Filter Duplicate Variants

DRAGEN can find and remove variants that are common to separate VCF files. DRAGEN supports the following modes:

Small indel deduplication—If using a structural variant VCF and a small variant VCF, DRAGEN filters all small indels in the structural variant VCF that appear in the small variant VCF. You must provide a reference genome to generate the VCF files to normalize the variants. DRAGEN normalizes variants by trimming and left shifting by up to 500 bases.
SMN deduplication—If using a small variant VCF and an ExpansionHunter VCF, DRAGEN filters any lines in the small variant VCF that have the same chromosome and position as lines in the ExpansionHunter VCF with the INFO tag VARID=SMN. A reference genome is not required.
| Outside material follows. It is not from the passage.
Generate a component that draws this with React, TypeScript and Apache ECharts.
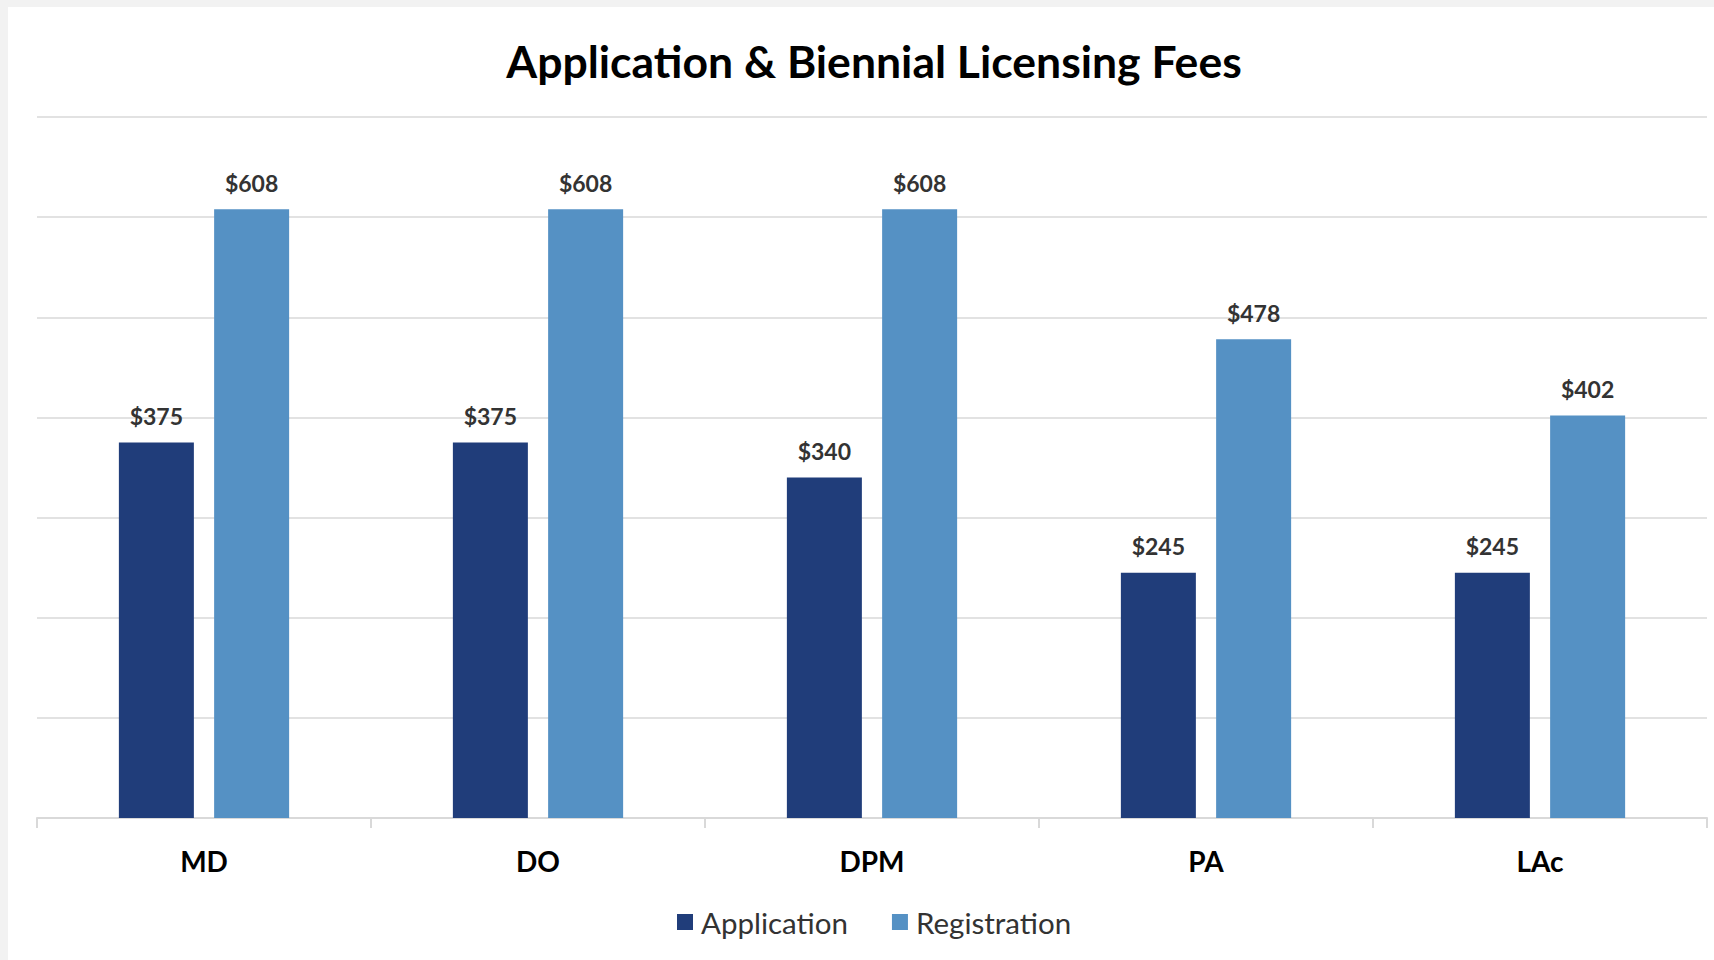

Use the following command line options to input VCF or gVCF files. The input files are not altered.

vd-sv-vcf—Specify a structural variant VCF or gVCF.
vd-small-variant-vcf—Specify a small variant VCF or gVCF.
vd-eh-vcf—Specify an ExpansionHunter VCF or gVCF.

DRAGEN determines the name and type of the output file as follows.

Component

Description

Output prefix

If a value is specified for output-file-prefix, the prefix is used as usual.

If the value is not valid, the name of the filtered input is used as the prefix.

Deduplication mode

The prefix is followed by .small_indel_dedup or .smn_dedup depending on the deduplication mode used.

File type

The output file type matches the input file type (VCF or gVCF).

If enable-vcf-compression is set to true, the output file is gzip compressed, regardless of if the input file was compressed.